**Given problem**
Which lines include the word "using"? Copy each of them.
[Start Material supplied]
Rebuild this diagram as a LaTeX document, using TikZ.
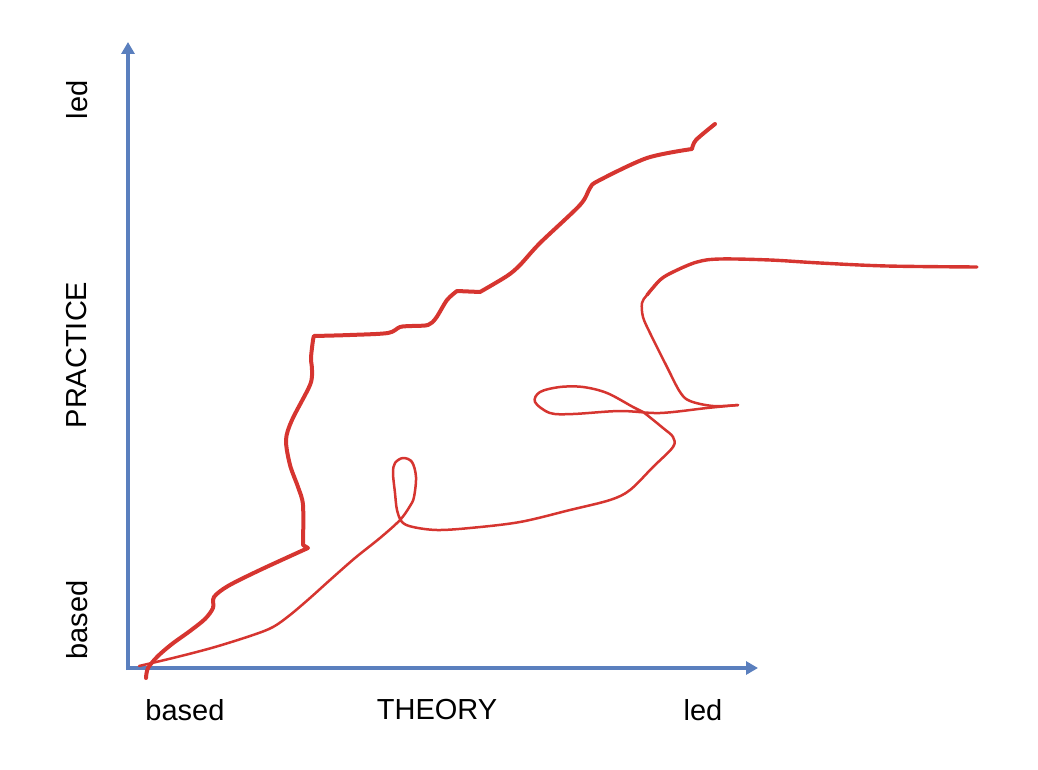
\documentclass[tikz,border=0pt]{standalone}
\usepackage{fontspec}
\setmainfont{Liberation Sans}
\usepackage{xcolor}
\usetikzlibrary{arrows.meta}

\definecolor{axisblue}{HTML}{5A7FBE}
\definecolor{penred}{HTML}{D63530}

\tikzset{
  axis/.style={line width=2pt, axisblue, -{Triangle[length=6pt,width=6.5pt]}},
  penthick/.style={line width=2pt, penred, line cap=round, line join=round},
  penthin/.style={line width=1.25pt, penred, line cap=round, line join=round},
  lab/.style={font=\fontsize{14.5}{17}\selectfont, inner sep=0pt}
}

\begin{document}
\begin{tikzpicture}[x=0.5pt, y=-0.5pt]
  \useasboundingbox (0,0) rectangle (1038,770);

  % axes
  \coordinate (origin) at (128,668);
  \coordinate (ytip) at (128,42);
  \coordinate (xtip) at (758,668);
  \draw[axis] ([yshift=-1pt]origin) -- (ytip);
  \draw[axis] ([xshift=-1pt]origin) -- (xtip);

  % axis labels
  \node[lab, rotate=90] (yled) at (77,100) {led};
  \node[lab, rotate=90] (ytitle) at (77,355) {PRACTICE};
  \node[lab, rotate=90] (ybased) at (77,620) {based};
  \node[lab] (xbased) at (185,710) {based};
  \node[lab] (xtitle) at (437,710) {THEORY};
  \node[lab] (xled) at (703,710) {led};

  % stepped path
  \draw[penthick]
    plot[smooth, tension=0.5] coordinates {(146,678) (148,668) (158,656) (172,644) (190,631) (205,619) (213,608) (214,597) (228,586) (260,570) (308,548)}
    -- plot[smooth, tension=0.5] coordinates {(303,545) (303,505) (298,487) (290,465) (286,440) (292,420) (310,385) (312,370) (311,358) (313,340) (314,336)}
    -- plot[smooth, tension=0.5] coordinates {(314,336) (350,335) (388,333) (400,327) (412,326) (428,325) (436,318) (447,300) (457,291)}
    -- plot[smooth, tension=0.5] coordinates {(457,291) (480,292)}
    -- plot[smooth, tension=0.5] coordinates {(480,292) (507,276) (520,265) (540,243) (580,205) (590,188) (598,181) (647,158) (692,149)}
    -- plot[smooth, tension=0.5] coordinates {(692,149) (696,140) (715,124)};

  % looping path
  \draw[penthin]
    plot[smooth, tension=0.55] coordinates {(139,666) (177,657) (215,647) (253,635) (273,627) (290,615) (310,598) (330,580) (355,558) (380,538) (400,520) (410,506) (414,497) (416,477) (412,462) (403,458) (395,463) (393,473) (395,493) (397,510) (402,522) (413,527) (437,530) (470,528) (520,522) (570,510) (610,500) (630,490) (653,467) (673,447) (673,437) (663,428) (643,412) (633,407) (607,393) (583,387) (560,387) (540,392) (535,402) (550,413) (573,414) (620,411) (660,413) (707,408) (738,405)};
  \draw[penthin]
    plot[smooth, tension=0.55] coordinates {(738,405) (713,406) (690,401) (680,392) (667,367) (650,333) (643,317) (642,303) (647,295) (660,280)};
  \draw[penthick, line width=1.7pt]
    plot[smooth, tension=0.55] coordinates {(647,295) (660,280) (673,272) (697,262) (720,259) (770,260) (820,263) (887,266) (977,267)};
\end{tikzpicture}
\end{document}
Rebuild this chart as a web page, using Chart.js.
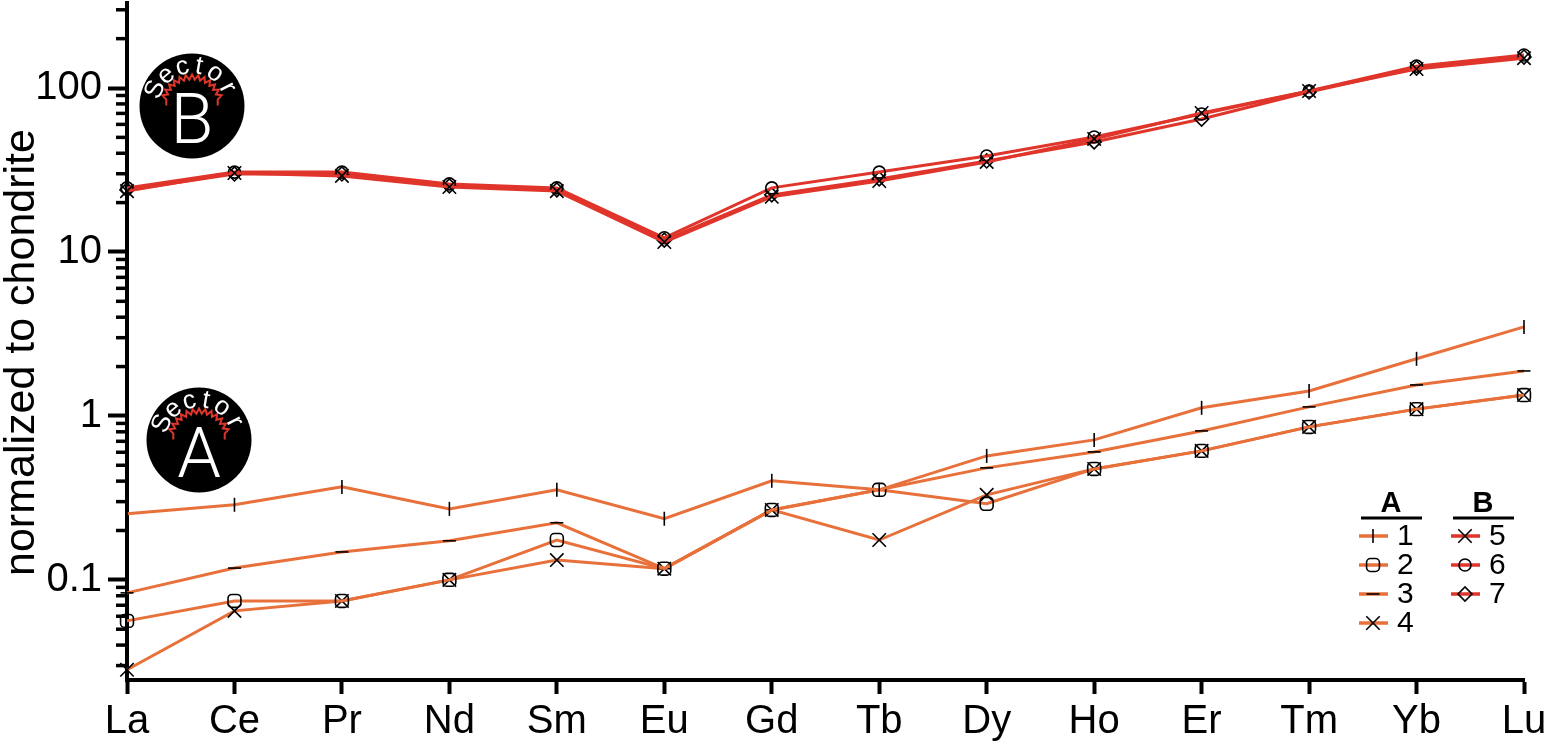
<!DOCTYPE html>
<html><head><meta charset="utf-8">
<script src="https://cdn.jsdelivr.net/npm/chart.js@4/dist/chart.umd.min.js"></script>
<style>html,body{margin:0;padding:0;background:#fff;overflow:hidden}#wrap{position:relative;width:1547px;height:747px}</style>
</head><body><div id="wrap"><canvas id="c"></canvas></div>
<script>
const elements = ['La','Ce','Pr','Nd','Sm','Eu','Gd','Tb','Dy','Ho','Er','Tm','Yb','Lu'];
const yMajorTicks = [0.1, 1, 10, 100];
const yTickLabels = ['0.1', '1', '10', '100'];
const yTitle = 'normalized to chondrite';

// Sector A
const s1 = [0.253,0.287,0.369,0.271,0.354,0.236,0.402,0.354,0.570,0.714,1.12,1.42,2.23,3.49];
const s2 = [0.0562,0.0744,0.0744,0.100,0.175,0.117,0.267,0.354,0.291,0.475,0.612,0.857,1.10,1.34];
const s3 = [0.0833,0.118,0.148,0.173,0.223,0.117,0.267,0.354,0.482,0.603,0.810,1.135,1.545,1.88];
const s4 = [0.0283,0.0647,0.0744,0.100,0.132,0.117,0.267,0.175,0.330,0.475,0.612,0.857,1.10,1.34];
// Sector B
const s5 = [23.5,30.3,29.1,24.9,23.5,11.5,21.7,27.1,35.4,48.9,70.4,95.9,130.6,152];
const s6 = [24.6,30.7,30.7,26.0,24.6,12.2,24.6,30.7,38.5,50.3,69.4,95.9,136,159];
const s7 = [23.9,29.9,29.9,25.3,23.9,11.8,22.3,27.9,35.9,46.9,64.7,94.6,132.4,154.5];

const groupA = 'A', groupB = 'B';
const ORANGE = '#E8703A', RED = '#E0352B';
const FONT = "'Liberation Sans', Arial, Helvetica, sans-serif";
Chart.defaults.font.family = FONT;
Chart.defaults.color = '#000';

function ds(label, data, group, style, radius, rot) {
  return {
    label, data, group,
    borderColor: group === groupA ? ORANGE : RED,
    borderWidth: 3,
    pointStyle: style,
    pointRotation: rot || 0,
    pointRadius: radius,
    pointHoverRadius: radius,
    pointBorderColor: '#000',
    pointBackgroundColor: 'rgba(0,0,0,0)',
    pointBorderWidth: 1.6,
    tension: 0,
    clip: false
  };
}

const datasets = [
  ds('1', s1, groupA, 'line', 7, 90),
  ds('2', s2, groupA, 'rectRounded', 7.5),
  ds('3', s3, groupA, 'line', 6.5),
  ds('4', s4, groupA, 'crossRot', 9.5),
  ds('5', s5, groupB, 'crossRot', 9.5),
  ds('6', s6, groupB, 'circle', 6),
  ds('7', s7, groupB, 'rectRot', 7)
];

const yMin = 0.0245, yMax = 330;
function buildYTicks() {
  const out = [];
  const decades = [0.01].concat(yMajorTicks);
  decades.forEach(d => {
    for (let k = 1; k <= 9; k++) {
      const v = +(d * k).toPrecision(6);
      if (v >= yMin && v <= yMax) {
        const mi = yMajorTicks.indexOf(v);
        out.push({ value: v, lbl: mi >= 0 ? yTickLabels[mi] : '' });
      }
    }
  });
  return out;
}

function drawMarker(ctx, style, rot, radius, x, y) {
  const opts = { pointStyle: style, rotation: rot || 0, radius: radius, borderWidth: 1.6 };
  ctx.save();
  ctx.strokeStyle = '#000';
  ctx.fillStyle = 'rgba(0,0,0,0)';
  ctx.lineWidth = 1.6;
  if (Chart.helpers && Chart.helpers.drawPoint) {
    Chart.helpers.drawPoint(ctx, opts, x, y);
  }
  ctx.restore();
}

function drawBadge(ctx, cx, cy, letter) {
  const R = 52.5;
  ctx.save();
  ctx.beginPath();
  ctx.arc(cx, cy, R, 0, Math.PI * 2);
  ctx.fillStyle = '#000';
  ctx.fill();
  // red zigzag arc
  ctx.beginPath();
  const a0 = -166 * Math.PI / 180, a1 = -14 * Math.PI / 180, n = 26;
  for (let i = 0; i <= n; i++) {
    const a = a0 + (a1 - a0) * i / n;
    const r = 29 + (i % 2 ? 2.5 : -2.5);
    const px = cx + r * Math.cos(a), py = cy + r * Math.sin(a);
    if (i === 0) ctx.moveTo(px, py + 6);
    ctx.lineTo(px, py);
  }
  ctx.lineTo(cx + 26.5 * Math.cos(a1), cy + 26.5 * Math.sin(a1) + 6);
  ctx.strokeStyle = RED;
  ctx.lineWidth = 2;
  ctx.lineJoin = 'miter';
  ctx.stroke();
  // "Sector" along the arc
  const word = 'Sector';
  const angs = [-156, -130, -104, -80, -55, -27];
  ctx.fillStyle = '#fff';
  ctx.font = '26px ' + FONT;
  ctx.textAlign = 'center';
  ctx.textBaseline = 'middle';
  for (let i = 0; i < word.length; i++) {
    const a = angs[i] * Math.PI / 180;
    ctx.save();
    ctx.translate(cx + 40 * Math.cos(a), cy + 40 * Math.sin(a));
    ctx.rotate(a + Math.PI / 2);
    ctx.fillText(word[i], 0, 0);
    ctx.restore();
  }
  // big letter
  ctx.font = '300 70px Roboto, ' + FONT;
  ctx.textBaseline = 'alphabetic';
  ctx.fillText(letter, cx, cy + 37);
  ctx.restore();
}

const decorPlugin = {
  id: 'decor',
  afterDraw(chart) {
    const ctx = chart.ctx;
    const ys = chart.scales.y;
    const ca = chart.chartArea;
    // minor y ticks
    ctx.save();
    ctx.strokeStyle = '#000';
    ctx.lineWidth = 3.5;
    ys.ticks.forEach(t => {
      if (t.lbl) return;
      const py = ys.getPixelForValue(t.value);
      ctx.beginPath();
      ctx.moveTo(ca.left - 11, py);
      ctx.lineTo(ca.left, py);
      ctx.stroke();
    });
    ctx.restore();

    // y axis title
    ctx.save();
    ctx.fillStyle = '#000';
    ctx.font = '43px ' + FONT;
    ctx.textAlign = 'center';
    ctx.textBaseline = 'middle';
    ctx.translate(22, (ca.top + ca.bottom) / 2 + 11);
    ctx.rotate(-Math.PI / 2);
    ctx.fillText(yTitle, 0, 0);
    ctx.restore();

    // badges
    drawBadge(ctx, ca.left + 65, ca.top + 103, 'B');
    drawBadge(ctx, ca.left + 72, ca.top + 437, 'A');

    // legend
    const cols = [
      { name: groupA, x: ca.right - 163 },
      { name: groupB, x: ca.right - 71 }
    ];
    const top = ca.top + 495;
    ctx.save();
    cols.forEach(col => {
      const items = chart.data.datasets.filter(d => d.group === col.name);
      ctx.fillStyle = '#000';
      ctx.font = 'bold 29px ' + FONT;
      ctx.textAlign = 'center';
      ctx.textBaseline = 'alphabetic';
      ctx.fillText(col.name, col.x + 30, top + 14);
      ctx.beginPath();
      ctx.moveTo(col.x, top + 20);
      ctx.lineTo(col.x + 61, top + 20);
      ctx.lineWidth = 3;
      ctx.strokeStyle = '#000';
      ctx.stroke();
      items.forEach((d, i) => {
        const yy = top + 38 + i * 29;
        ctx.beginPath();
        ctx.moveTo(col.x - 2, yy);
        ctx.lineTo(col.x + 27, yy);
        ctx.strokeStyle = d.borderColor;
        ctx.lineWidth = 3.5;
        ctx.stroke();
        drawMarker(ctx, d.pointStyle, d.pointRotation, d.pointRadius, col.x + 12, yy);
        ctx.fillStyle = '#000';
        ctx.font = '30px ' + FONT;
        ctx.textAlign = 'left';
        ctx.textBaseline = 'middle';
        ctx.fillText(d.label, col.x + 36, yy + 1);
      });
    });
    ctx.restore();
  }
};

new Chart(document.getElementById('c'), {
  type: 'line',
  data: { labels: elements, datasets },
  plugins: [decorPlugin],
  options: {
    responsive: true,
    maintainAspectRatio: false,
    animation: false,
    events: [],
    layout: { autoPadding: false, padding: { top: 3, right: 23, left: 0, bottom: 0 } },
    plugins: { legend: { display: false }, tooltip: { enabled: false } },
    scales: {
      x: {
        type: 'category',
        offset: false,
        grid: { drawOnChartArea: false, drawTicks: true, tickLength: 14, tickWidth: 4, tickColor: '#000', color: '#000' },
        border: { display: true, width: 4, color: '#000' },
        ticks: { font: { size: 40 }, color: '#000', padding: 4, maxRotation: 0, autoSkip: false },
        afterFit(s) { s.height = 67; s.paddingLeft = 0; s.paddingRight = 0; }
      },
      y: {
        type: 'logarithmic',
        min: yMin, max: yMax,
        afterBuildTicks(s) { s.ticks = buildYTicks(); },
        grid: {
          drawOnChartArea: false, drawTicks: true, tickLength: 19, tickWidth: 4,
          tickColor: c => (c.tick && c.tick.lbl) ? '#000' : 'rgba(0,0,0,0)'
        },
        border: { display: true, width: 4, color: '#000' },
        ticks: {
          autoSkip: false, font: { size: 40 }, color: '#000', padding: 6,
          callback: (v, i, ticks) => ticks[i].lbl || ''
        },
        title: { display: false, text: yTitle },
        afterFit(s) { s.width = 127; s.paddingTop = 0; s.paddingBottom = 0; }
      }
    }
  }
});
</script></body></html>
[End Material supplied]
**Exercise answer**
Rebuild this diagram as a LaTeX document, using TikZ.
Rebuild this chart as a web page, using Chart.js.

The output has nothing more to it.